> Written instruction:
Start at the line where "Clone this chart in Chart.js." appears and end at the line where "const AXIS = '#868686';" appears; repeat those lines exactly, both ends included, leaving pictures behind.

--- begin ---

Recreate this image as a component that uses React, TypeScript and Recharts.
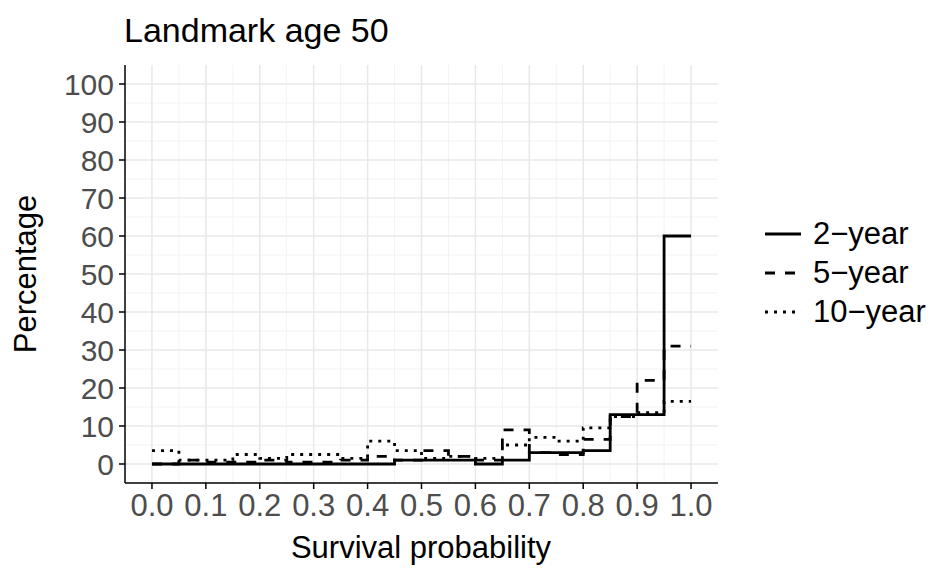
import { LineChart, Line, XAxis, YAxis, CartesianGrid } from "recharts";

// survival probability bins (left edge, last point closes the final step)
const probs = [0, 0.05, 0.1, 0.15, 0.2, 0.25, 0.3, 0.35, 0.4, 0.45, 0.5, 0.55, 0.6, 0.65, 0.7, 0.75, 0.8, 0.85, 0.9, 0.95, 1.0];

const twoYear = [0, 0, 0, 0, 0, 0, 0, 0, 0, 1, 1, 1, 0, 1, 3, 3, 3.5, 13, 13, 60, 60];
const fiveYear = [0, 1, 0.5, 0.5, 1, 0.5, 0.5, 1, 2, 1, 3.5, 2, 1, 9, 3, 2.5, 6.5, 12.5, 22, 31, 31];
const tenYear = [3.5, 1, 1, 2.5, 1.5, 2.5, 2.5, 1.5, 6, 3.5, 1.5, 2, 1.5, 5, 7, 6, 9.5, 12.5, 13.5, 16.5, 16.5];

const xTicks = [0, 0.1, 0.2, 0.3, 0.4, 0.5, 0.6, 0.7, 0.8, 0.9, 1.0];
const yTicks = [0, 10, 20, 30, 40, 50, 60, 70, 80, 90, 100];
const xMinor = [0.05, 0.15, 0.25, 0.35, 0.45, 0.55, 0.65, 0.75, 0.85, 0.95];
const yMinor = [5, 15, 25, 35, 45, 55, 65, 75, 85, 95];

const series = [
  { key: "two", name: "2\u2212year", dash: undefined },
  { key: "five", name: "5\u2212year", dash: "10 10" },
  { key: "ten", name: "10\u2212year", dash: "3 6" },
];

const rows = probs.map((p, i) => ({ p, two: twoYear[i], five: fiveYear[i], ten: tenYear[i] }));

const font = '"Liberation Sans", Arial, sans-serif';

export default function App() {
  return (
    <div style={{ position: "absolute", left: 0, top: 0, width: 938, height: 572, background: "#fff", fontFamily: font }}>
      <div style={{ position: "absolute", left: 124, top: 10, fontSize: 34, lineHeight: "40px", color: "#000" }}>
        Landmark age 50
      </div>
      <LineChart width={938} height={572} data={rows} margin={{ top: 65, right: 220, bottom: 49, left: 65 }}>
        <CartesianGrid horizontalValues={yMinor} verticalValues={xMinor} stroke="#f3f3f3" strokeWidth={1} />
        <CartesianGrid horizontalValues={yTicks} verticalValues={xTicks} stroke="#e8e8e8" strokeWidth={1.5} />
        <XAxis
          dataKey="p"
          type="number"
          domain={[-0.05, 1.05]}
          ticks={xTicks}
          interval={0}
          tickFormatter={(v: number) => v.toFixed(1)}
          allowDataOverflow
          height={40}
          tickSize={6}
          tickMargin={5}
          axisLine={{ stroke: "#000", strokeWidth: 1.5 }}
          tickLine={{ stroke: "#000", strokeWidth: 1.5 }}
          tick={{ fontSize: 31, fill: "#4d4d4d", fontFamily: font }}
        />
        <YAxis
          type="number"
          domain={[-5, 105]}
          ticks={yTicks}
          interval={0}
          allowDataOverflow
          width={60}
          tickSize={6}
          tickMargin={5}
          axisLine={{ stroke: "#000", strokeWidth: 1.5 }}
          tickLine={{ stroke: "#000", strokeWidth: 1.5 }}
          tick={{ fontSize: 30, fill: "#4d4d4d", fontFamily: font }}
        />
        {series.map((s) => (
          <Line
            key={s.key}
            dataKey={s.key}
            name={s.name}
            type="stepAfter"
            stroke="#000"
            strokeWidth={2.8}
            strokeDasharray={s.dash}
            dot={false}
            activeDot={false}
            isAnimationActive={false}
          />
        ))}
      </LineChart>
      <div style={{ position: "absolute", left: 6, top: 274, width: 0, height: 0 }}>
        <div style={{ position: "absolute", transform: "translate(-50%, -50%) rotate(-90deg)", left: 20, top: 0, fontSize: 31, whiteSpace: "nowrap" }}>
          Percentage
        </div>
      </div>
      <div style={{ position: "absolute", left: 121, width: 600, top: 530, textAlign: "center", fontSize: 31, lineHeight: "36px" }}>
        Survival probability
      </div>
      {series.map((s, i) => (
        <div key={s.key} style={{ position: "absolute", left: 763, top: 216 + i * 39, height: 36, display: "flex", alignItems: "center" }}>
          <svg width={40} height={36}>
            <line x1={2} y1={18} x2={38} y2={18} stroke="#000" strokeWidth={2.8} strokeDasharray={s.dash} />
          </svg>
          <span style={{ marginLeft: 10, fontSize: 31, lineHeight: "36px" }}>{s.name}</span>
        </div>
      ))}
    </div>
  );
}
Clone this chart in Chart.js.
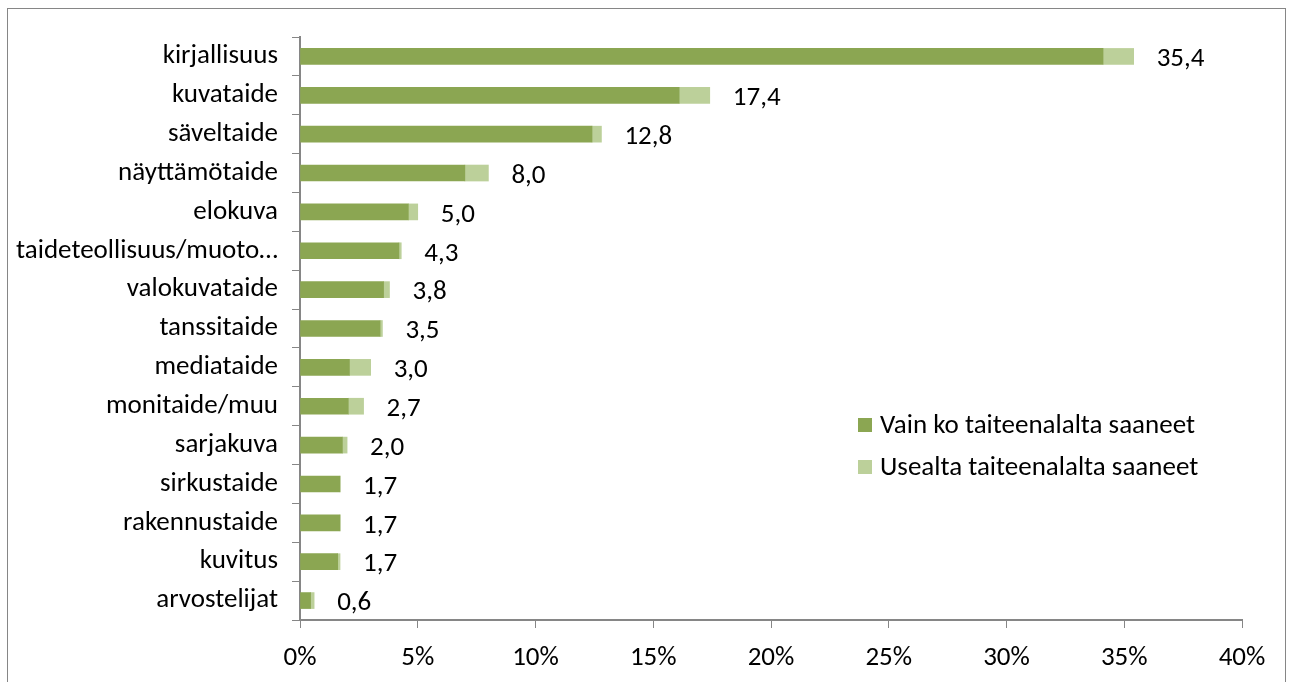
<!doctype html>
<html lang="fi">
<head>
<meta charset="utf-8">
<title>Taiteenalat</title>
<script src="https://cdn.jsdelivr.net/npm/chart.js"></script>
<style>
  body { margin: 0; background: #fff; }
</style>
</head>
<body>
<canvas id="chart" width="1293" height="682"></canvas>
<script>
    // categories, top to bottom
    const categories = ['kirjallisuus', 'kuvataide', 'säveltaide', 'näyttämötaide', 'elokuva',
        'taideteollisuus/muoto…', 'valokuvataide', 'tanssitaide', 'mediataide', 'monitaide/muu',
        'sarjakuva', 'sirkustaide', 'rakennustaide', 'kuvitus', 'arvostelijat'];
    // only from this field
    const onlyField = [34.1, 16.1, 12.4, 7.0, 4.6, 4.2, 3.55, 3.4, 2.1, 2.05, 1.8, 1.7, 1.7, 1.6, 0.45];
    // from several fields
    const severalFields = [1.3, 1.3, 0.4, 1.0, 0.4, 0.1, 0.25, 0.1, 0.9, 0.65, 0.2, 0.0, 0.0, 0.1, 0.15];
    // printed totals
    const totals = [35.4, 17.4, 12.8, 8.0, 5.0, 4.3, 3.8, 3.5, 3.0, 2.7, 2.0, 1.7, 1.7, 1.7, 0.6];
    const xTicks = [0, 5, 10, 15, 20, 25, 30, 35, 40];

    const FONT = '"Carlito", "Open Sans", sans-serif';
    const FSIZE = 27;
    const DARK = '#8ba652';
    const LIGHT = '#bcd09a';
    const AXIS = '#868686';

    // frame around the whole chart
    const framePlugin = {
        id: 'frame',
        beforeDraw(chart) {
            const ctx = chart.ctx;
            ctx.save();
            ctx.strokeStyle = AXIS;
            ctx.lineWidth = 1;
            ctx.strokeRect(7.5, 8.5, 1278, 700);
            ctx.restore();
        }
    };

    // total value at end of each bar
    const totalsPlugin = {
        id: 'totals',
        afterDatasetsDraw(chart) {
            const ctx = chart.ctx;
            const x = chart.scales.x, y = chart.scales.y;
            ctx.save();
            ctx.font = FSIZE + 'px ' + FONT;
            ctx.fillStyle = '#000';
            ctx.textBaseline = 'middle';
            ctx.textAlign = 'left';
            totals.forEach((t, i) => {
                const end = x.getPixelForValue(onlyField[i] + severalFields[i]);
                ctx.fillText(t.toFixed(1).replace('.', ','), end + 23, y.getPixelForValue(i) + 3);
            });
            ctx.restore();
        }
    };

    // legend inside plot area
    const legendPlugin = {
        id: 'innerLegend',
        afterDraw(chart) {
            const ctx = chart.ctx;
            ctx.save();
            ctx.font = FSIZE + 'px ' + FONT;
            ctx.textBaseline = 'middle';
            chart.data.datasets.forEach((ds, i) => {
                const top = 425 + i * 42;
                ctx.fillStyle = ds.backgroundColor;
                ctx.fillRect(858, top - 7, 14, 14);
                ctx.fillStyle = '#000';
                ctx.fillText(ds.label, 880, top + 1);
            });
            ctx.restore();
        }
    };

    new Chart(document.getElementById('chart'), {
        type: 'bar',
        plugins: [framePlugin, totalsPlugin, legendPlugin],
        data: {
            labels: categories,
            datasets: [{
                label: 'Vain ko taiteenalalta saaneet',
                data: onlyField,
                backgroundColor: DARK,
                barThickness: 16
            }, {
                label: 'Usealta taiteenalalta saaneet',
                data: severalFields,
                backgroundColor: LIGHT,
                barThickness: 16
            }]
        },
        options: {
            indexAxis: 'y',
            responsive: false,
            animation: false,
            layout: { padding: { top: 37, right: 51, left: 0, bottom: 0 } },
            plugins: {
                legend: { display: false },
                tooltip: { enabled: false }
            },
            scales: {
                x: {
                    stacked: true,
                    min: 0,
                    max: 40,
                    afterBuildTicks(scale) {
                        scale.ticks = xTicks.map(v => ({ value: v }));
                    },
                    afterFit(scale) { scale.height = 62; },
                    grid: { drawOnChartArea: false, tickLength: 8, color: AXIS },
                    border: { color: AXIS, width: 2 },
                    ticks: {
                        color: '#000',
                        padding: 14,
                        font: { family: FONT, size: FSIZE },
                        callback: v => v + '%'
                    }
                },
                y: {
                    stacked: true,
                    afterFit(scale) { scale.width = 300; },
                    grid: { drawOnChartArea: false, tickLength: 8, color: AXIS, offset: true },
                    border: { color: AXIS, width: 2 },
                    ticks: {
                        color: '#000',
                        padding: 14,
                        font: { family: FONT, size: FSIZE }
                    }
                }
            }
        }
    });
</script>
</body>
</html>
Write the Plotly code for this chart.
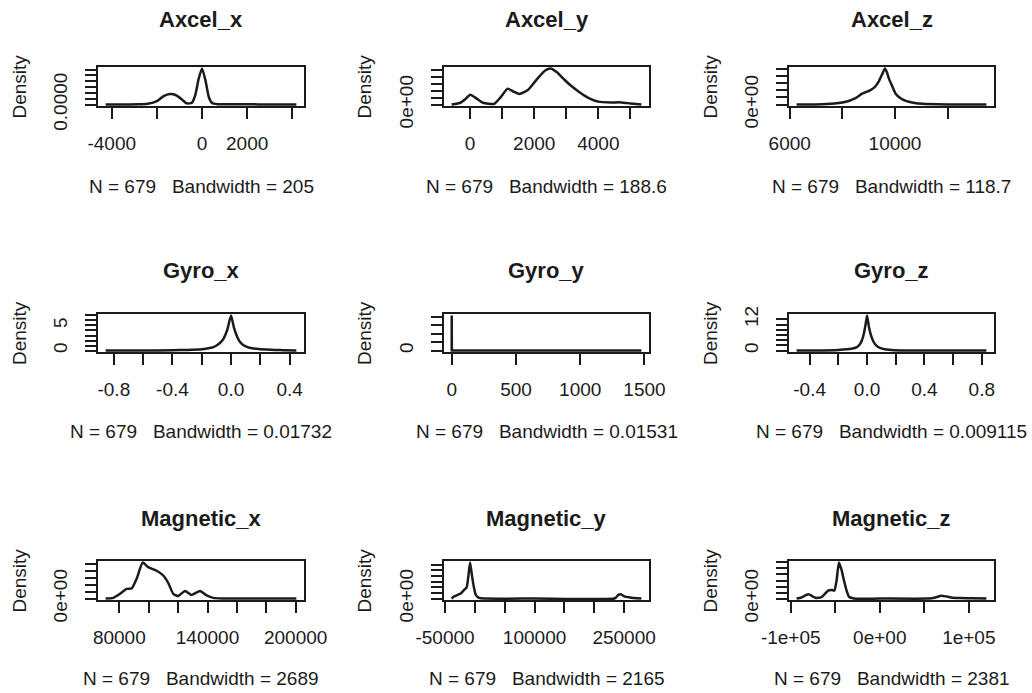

--- end ---

> Written answer:
Clone this chart in Chart.js.
<!doctype html>
<html lang="fi">
<head>
<meta charset="utf-8">
<title>Taiteenalat</title>
<script src="https://cdn.jsdelivr.net/npm/chart.js"></script>
<style>
  body { margin: 0; background: #fff; }
</style>
</head>
<body>
<canvas id="chart" width="1293" height="682"></canvas>
<script>
    // categories, top to bottom
    const categories = ['kirjallisuus', 'kuvataide', 'säveltaide', 'näyttämötaide', 'elokuva',
        'taideteollisuus/muoto…', 'valokuvataide', 'tanssitaide', 'mediataide', 'monitaide/muu',
        'sarjakuva', 'sirkustaide', 'rakennustaide', 'kuvitus', 'arvostelijat'];
    // only from this field
    const onlyField = [34.1, 16.1, 12.4, 7.0, 4.6, 4.2, 3.55, 3.4, 2.1, 2.05, 1.8, 1.7, 1.7, 1.6, 0.45];
    // from several fields
    const severalFields = [1.3, 1.3, 0.4, 1.0, 0.4, 0.1, 0.25, 0.1, 0.9, 0.65, 0.2, 0.0, 0.0, 0.1, 0.15];
    // printed totals
    const totals = [35.4, 17.4, 12.8, 8.0, 5.0, 4.3, 3.8, 3.5, 3.0, 2.7, 2.0, 1.7, 1.7, 1.7, 0.6];
    const xTicks = [0, 5, 10, 15, 20, 25, 30, 35, 40];

    const FONT = '"Carlito", "Open Sans", sans-serif';
    const FSIZE = 27;
    const DARK = '#8ba652';
    const LIGHT = '#bcd09a';
    const AXIS = '#868686';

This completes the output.